SELECT forum_id, post_id, topic_id, post_text  FROM phpbb_posts  WHERE MATCH(post_text) AGAINST ('rapidshare.com') LIMIT 0, 30;

takes 0.27s while

SELECT count(*) FROM phpbb_posts  WHERE MATCH(post_text) AGAINST ('rapidshare.com') LIMIT 0, 30;

takes more than 30 seconds! What is going wrong here?

Best Answer

I think the problem may stem from the presence of the FULLTEXT index itself.

Every time there is a query involving a FULLTEXT index, the MySQL Query Optimizer tends to whack the query into a full table scan. I have seen this over the years. I also wrote an earlier post about this most trifling behavior in FULLTEXT indexes.

You may need to do two things:

  1. refactor the query so that the FULLTEXT index does not throw the MySQL Query Optimizer into a state of confusion
  2. Add an additional index that will properly support the refactored query

REFACTOR THE QUERY

Here is your original query

SELECT post_id  
FROM phpbb_posts  
WHERE topic_id = 144017  
AND post_id != 155352  
AND MATCH(post_text) AGAINST('http://rapidshare.com/files/5494794/photo.rar') 
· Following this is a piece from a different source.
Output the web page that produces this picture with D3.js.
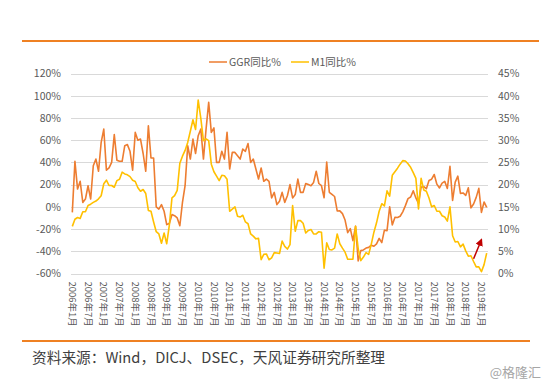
<!DOCTYPE html>
<html>
<head>
<meta charset="utf-8">
<script src="https://cdn.jsdelivr.net/npm/d3@7"></script>
<style>
  body { margin: 0; background: #fff; }
  svg { display: block; font-family: "Noto Sans CJK SC", "Noto Sans", sans-serif; }
</style>
</head>
<body>
<svg id="chart" width="545" height="386"></svg>
<script>
// month categories, 2006-01 .. 2019-03
const months = []
for (let y = 2006; y <= 2019; y++) {
    for (let m = 1; m <= 12; m++) {
        if (y === 2019 && m > 3) break
        months.push(`${y}年${m}月`)
    }
}

// GGR yoy %, left axis
const ggr = [
    -5, 41, 16, 23, 4, 7, 19, 7, 37, 43, 32, 58,
    70, 33, 35, 40, 65, 42, 41, 41, 55, 56, 50, 33,
    67, 60, 61, 48, 32, 73, 44, 44, 0, -2, 2, -4,
    -16, -15, -7, -8, -10, -17, 4, 19, 55, 43, 61, 48,
    64, 70, 43, 70, 94, 67, 71, 40, 40, 50, 43, 67,
    34, 49, 49, 46, 43, 52, 50, 57, 40, 43, 34, 25,
    35, 23, 25, 23, 8, 13, 2, 5, 13, 4, 10, 20,
    8, 11, 25, 13, 13, 21, 20, 19, 22, 32, 21, 19,
    8.2, 40.3, 13.1, 11.2, 9.3, -3.7, -3.6, -6.1, -11.9, -23.2, -19.6, -30.4,
    -17.4, -48.6, -39.4, -38.8, -37.1, -36.5, -34.5, -35.5, -33.3, -28.4, -32.2, -21.0,
    -21.4, 0.1, -16.3, -9.5, -9.6, -8.5, -4.5, 1.1, 7.4, 8.8, 14.4, 8.0,
    3.1, 17.8, 18.1, 16.3, 23.7, 24.9, 29.1, 20.4, 17.0, 21.4, 22.9, 16.5,
    36.4, 5.7, 22.2, 27.6, 12.1, 12.5, 10.3, 17.1, -0.9, 2.6, 8.5, 16.6,
    -5.0, 4.4, -0.5
]

// M1 yoy %, right axis
const m1 = [
    10.6, 12.2, 12.6, 12.4, 13.9, 13.9, 15.3, 15.6, 16.0, 16.3, 16.8, 17.5,
    20.2, 21.0, 19.8, 19.8, 19.4, 20.9, 21.2, 22.8, 22.4, 22.2, 21.8, 21.0,
    20.7, 19.3, 18.5, 18.9, 18.0, 14.2, 14.0, 11.6, 9.4, 8.9, 6.8, 9.1,
    6.7, 10.9, 17.0, 17.5, 18.7, 24.8, 26.4, 27.7, 29.5, 32.0, 34.6, 32.4,
    39.0, 34.9, 29.9, 30.3, 29.9, 24.6, 22.9, 21.9, 20.9, 22.1, 22.0, 21.2,
    14.0, 14.5, 15.0, 12.9, 12.7, 13.1, 11.6, 11.2, 8.9, 8.4, 7.8, 7.9,
    3.1, 4.3, 4.4, 3.1, 3.5, 4.7, 4.6, 4.5, 7.3, 6.1, 5.5, 6.5,
    15.3, 9.5, 11.9, 11.9, 11.3, 9.1, 9.7, 9.9, 8.9, 8.9, 9.4, 9.3,
    1.2, 6.9, 5.4, 5.3, 5.7, 8.9, 6.7, 5.7, 4.8, 3.2, 3.2, 3.2,
    10.6, 5.6, 2.9, 3.7, 4.7, 4.3, 6.6, 9.3, 11.4, 14.0, 15.7, 15.2,
    18.6, 17.4, 22.1, 22.9, 23.7, 24.6, 25.4, 25.3, 24.7, 23.9, 22.7, 21.4,
    14.5, 21.4, 18.8, 18.5, 17.0, 15.0, 15.3, 14.0, 14.0, 13.0, 12.7, 11.8,
    15.0, 8.5, 7.1, 7.2, 6.0, 6.6, 5.1, 3.9, 4.0, 2.7, 1.5, 1.5,
    0.4, 2.0, 4.6
]

const leftTicks = [-60, -40, -20, 0, 20, 40, 60, 80, 100, 120]
const rightTicks = [0, 5, 10, 15, 20, 25, 30, 35, 40, 45]
const xLabels = months.filter((d, i) => i % 6 === 0)
const seriesNames = ["GGR同比%", "M1同比%"]
// arrow annotation, [month, M1 value] from -> to
const arrowFrom = [months[153], 3.3]
const arrowTo = [months[156], 7.6]

const svg = d3.select("#chart")

const x = d3.scaleBand().domain(months).range([71, 488])
const cx = d => x(d) + x.bandwidth() / 2
const yL = d3.scaleLinear().domain([-60, 120]).range([273.5, 73.5])
const yR = d3.scaleLinear().domain([0, 45]).range([273.5, 73.5])

const orange = "#ED7D31"
const gold = "#FFC000"
const textGrey = "#595959"

// top & bottom rules
svg.append("line")
    .attr("x1", 22).attr("x2", 539).attr("y1", 41).attr("y2", 41)
    .attr("stroke", "#EF8123").attr("stroke-width", 2)
svg.append("line")
    .attr("x1", 22).attr("x2", 530).attr("y1", 341).attr("y2", 341)
    .attr("stroke", "#EF8123").attr("stroke-width", 2)

// gridlines
svg.append("g")
    .selectAll("line")
    .data(leftTicks)
    .join("line")
    .attr("x1", 71).attr("x2", 488)
    .attr("y1", d => Math.round(yL(d)) + 0.5)
    .attr("y2", d => Math.round(yL(d)) + 0.5)
    .attr("stroke", "#D9D9D9")

// axes
const styleAxis = g => {
    g.select(".domain").remove()
    g.attr("font-family", null).attr("font-size", null)
    g.selectAll("text").attr("fill", textGrey).style("font-size", "10.5px")
}
svg.append("g")
    .attr("transform", "translate(71,0)")
    .call(d3.axisLeft(yL).tickValues(leftTicks).tickSize(0).tickPadding(10).tickFormat(d => d + "%"))
    .call(styleAxis)
svg.append("g")
    .attr("transform", "translate(488,0)")
    .call(d3.axisRight(yR).tickValues(rightTicks).tickSize(0).tickPadding(10).tickFormat(d => d + "%"))
    .call(styleAxis)
svg.append("g")
    .attr("transform", `translate(0,${yL(-60)})`)
    .call(d3.axisBottom(x).tickValues(xLabels).tickSize(0))
    .call(styleAxis)
    .call(g => g.selectAll("text")
        .attr("transform", "rotate(90)")
        .attr("text-anchor", "start")
        .attr("x", 8).attr("y", 0).attr("dy", "0.35em")
        .style("font-size", "9.5px"))

// lines (M1 on the secondary axis sits on top)
svg.append("path")
    .datum(ggr)
    .attr("fill", "none")
    .attr("stroke", orange)
    .attr("stroke-width", 1.6)
    .attr("stroke-linejoin", "round")
    .attr("d", d3.line().x((d, i) => cx(months[i])).y(d => yL(d)))
svg.append("path")
    .datum(m1)
    .attr("fill", "none")
    .attr("stroke", gold)
    .attr("stroke-width", 1.6)
    .attr("stroke-linejoin", "round")
    .attr("d", d3.line().x((d, i) => cx(months[i])).y(d => yR(d)))

// arrow
svg.append("defs").append("marker")
    .attr("id", "head")
    .attr("viewBox", "0 0 10 10")
    .attr("refX", 8).attr("refY", 5)
    .attr("markerWidth", 5).attr("markerHeight", 5)
    .attr("orient", "auto")
    .append("path")
    .attr("d", "M0,0 L10,5 L0,10 Z")
    .attr("fill", "#C00000")
svg.append("line")
    .attr("x1", cx(arrowFrom[0])).attr("y1", yR(arrowFrom[1]))
    .attr("x2", cx(arrowTo[0])).attr("y2", yR(arrowTo[1]))
    .attr("stroke", "#C00000").attr("stroke-width", 1.5)
    .attr("marker-end", "url(#head)")

// legend
const legend = svg.append("g")
legend.selectAll("line")
    .data(seriesNames)
    .join("line")
    .attr("x1", (d, i) => 209 + i * 82).attr("x2", (d, i) => 227 + i * 82)
    .attr("y1", 62).attr("y2", 62)
    .attr("stroke", (d, i) => i === 0 ? orange : gold)
    .attr("stroke-width", 1.5)
legend.selectAll("text")
    .data(seriesNames)
    .join("text")
    .attr("x", (d, i) => 229 + i * 82)
    .attr("y", 62)
    .attr("dy", "0.35em")
    .attr("fill", textGrey)
    .style("font-size", "10.5px")
    .text(d => d)

// source + watermark
svg.append("text")
    .attr("x", 32).attr("y", 363)
    .attr("fill", "#404040")
    .style("font-size", "14.7px")
    .text("资料来源：Wind，DICJ、DSEC，天风证券研究所整理")
svg.append("text")
    .attr("x", 541).attr("y", 377)
    .attr("text-anchor", "end")
    .attr("fill", "#A6A6A6")
    .style("font-size", "13px")
    .text("@格隆汇")
</script>
</body>
</html>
You will need to refactor the query like this:

SELECT subqueryA.post_id
FROM
(
    SELECT post_id FROM phpbb_posts
    WHERE topic_id = 144017
    AND post_id != 155352
) subqueryA
INNER JOIN
(
    SELECT post_id FROM phpbb_posts
    WHERE MATCH(post_text) AGAINST('http://rapidshare.com/files/5494794/photo.rar')
) subqueryB
USING (post_id);

CREATE A NEW INDEX

You will need an index to support subqueryA. You already have an index on topic_id. You need to replace it as follows:

ALTER TABLE phpbb_posts ADD INDEX topic_post_ndx (topic_id,post_id);
ALTER TABLE phpbb_posts DROP INDEX topic_id;

Give it a Try !!!

UPDATE 2012-03-19 13:08 EDT

Try this one first

SELECT post_id FROM
(
    SELECT * FROM phpbb_posts
    WHERE topic_id = 144017
    AND post_id != 155352
) A;

If this runs fast and return a small number of rows, then try this nested subquery:

SELECT post_id FROM
(
    SELECT * FROM phpbb_posts
    WHERE topic_id = 144017
    AND post_id != 155352
) A
WHERE MATCH(post_text) AGAINST('http://rapidshare.com/files/5494794/photo.rar');

UPDATE 2012-03-19 13:11 EDT

Compare the running time of this:

SELECT count(*) FROM phpbb_posts  WHERE MATCH(post_text) AGAINST ('rapidshare.com') LIMIT 0, 30;

with this

SELECT count(*) FROM phpbb_posts WHERE 1 = 1;

If there running time is the same, then the MATCH clause is being executed on every row. As I mentioend earlier, using FULLTEXT indexes tends to nullify any benefits attempted and contributed by the MySQL Query Optimizer.